Lumet is a tougher subject than he might seem: Celebrated for 12 Angry Men, Serpico, Dog Day Afternoon, and Network, he produced his share of underappreciated work (including his final two films, Find Me Guilty and Before The Devil Knows You’re Dead), but also a high percentage of dross. It’s hard to argue for Lumet as a consistent or even natural filmmaker, but Buirski’s profile takes the director’s uncritical fondness for his own movies as gospel, illuminated through seemingly random excerpts from Daniel (to which Buirski devotes a baffling amount of time), Bye Bye Braverman, and Lumet’s tin-eared adaptation of The Sea Gull, as well as the World Trade Center dance sequence in The Wiz. It takes artfulness to explain art, and By Sidney Lumet has none.
The areas where it holds interest don’t have much to do with film. These are Lumet’s recollections of Jewish cultural and political life in the New York of his childhood; of his father, Baruch Lumet, a hardworking Yiddish theater actor who got the family through the Great Depression by starring on a weekly soap opera on the socialist radio station WEVD (named after Eugene V. Debs); and of his time as a wunderkind director in the television golden age of the 1950s. But one suspects that the emphasis the documentary—which was produced for the PBS series American Masters, but is receiving a limited theatrical release—puts on Lumet’s working life is also its biggest weakness. It leaves Lumet’s self-assessments unchallenged and takes timeliness and personal investment as be-alls and end-alls of quality.

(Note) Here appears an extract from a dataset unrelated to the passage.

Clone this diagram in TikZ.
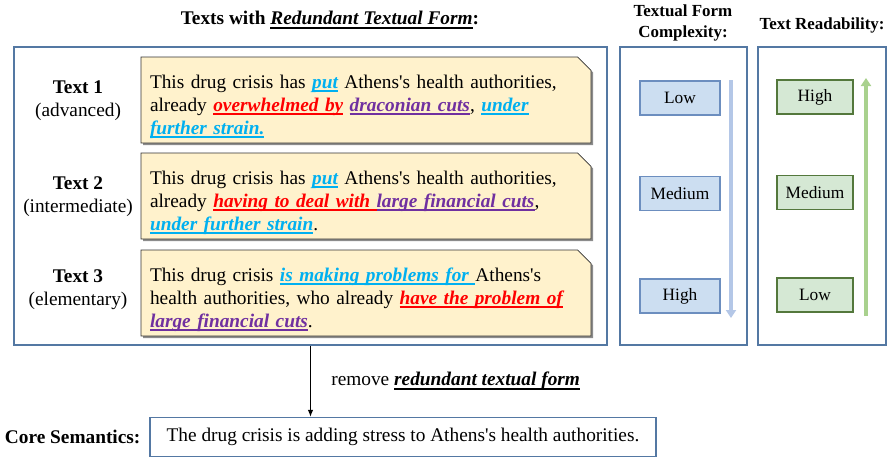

There’s probably something to be gleaned, for instance, in the fact that the movies in which Lumet directly addresses Jewishness (including Bye Bye Braverman, Daniel, and the similarly forgotten A Stranger Among Us) are mostly duds, while the ones that tackle what could be called “classically Yiddish” themes through gentile characters—like the menschlichkeit ideal of integrity presented in Serpico and 12 Angry Men—rank among his best. This is the kind of question By Sidney Lumet has no interest in asking. In fact, it asks no questions at all, letting its subject instead prattle on for the umpteenth time about how much he has always liked “characters who are radicals.”